• Plotting code records:
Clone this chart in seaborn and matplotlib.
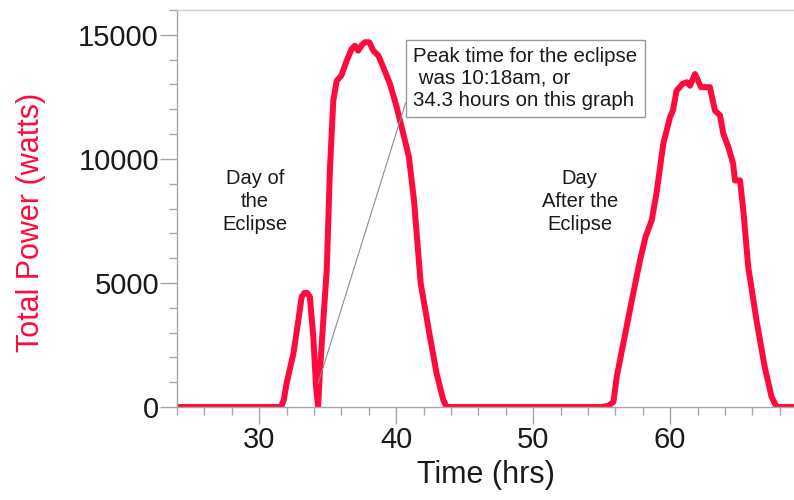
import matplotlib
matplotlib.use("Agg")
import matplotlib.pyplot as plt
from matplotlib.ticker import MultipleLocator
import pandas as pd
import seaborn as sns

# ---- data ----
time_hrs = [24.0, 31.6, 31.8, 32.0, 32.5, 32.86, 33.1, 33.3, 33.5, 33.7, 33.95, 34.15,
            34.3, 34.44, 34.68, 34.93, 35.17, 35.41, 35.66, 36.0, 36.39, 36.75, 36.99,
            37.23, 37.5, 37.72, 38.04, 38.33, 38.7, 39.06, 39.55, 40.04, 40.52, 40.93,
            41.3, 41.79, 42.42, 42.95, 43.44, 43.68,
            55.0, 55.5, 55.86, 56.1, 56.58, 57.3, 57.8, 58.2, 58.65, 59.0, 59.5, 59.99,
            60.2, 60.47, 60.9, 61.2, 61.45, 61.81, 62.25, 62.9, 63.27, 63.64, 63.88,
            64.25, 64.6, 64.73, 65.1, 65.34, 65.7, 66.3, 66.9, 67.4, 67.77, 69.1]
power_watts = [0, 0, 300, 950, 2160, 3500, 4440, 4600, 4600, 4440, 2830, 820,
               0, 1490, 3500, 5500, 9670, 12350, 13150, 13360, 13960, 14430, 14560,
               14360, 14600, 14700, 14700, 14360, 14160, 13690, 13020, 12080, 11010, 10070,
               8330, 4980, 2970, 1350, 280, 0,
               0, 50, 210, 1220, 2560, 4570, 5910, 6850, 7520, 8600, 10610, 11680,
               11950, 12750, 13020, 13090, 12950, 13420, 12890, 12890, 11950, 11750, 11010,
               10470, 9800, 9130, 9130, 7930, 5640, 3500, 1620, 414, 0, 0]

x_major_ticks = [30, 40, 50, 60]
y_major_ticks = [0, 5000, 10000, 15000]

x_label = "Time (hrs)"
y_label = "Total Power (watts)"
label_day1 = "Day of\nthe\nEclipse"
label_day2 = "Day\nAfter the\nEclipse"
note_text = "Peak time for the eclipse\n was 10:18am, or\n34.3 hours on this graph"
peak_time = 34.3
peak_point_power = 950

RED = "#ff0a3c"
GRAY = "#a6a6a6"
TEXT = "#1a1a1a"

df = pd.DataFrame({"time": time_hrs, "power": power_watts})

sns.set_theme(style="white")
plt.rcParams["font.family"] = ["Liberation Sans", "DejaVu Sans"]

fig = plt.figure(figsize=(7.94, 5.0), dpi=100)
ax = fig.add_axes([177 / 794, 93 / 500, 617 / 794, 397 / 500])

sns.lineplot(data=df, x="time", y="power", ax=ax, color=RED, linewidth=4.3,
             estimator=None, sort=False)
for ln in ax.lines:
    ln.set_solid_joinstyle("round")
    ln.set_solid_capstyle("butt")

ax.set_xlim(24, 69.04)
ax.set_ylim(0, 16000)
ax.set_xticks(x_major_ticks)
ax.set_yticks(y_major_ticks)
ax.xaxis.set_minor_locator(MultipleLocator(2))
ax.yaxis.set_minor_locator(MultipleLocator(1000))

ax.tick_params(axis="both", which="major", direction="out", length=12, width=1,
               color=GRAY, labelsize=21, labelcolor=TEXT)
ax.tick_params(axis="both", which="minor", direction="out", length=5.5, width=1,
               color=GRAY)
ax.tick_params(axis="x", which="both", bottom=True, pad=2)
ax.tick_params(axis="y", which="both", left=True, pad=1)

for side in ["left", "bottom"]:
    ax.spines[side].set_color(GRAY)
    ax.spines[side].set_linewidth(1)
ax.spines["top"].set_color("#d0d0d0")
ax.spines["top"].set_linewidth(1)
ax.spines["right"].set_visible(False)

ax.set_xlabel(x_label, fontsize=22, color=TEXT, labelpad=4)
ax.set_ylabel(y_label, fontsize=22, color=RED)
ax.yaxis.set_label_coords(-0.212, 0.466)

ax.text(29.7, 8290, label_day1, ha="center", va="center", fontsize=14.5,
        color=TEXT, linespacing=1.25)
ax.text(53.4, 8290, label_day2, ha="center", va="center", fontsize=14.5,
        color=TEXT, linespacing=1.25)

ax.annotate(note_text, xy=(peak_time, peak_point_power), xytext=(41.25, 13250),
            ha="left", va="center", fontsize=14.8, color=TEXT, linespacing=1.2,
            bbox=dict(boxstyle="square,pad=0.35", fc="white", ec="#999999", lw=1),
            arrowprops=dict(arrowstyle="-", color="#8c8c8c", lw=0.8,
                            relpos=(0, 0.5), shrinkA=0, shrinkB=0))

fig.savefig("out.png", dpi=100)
...
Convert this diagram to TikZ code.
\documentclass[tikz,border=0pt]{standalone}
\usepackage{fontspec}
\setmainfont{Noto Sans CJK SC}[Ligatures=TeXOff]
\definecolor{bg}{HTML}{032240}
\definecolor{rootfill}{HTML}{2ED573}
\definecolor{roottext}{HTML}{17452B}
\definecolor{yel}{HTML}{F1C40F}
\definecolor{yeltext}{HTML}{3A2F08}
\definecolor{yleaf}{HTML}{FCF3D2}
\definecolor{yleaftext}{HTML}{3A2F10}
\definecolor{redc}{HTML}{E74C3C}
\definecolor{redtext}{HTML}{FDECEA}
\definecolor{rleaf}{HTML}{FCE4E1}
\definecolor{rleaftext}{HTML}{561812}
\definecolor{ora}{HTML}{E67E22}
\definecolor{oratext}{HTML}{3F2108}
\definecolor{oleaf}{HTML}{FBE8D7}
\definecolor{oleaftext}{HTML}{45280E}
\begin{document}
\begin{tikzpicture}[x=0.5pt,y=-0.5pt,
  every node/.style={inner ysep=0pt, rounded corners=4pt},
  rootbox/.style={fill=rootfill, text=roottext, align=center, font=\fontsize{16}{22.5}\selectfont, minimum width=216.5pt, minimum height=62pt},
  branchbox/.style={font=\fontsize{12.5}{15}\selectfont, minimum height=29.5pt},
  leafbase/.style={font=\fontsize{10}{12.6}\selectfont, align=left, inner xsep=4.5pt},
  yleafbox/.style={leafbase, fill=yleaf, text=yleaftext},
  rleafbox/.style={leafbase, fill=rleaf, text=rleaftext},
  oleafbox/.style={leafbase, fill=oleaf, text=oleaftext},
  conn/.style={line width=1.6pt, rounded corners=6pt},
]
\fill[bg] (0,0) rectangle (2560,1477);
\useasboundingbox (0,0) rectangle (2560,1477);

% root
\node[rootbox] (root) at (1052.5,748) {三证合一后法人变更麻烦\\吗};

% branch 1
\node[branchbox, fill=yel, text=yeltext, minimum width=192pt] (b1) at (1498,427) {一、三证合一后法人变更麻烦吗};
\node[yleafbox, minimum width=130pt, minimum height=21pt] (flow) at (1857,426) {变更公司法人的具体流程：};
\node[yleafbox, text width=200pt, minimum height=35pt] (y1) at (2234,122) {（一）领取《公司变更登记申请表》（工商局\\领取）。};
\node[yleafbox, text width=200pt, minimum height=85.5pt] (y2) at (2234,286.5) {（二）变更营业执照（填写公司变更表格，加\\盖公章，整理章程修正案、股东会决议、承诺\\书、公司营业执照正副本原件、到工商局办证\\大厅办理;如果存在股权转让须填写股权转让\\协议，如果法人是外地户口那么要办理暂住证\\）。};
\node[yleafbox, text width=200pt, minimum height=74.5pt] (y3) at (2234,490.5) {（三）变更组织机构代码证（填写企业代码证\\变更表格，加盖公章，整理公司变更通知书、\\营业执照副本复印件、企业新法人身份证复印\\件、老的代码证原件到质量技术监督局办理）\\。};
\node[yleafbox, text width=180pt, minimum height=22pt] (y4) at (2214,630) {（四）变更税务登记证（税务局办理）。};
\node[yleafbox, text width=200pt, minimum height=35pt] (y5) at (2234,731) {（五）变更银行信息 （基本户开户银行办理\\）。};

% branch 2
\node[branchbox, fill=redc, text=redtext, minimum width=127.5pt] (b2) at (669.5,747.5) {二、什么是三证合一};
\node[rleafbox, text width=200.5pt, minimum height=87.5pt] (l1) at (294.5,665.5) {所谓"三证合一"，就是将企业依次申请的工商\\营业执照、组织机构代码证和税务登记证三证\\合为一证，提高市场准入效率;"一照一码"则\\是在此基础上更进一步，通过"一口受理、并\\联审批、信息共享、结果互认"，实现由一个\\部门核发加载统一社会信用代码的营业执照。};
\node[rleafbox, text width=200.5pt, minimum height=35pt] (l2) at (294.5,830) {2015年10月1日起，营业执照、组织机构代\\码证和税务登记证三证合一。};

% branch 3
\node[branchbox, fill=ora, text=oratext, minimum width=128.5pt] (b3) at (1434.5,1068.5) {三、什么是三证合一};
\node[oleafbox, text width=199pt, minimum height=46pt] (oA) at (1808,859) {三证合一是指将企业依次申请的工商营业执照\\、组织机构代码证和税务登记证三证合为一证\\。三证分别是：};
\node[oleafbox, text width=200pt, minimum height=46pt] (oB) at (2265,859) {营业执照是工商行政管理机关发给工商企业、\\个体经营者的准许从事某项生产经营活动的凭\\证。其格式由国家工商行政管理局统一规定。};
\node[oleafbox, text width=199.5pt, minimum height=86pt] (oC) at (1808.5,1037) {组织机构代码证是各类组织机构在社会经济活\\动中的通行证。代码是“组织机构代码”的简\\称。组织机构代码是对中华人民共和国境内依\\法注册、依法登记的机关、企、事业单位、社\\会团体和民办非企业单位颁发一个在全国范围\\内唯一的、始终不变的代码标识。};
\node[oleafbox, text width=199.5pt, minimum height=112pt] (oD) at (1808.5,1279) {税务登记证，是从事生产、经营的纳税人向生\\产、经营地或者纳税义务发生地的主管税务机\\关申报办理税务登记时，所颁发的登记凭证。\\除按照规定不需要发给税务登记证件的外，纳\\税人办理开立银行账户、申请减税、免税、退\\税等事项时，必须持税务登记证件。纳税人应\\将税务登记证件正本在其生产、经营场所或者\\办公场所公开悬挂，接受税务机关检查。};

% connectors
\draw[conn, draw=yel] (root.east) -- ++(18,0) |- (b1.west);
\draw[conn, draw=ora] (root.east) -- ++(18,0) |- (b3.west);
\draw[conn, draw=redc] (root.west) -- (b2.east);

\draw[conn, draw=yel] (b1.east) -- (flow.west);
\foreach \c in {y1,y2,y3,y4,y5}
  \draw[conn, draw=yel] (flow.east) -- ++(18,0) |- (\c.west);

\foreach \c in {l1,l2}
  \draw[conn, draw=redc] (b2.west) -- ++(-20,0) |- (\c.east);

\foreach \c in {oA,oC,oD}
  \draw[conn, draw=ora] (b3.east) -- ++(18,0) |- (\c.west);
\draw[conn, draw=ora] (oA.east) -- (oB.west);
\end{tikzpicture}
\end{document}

• Aim of the task: Only the lines starting at the line with "Clone this chart in seaborn and matplotlib." and ending at the line with "import seaborn as sns" should be printed again, exactly and with both ends kept; omit the pictures.

• Result:
Clone this chart in seaborn and matplotlib.
import matplotlib
matplotlib.use("Agg")
import matplotlib.pyplot as plt
from matplotlib.ticker import MultipleLocator
import pandas as pd
import seaborn as sns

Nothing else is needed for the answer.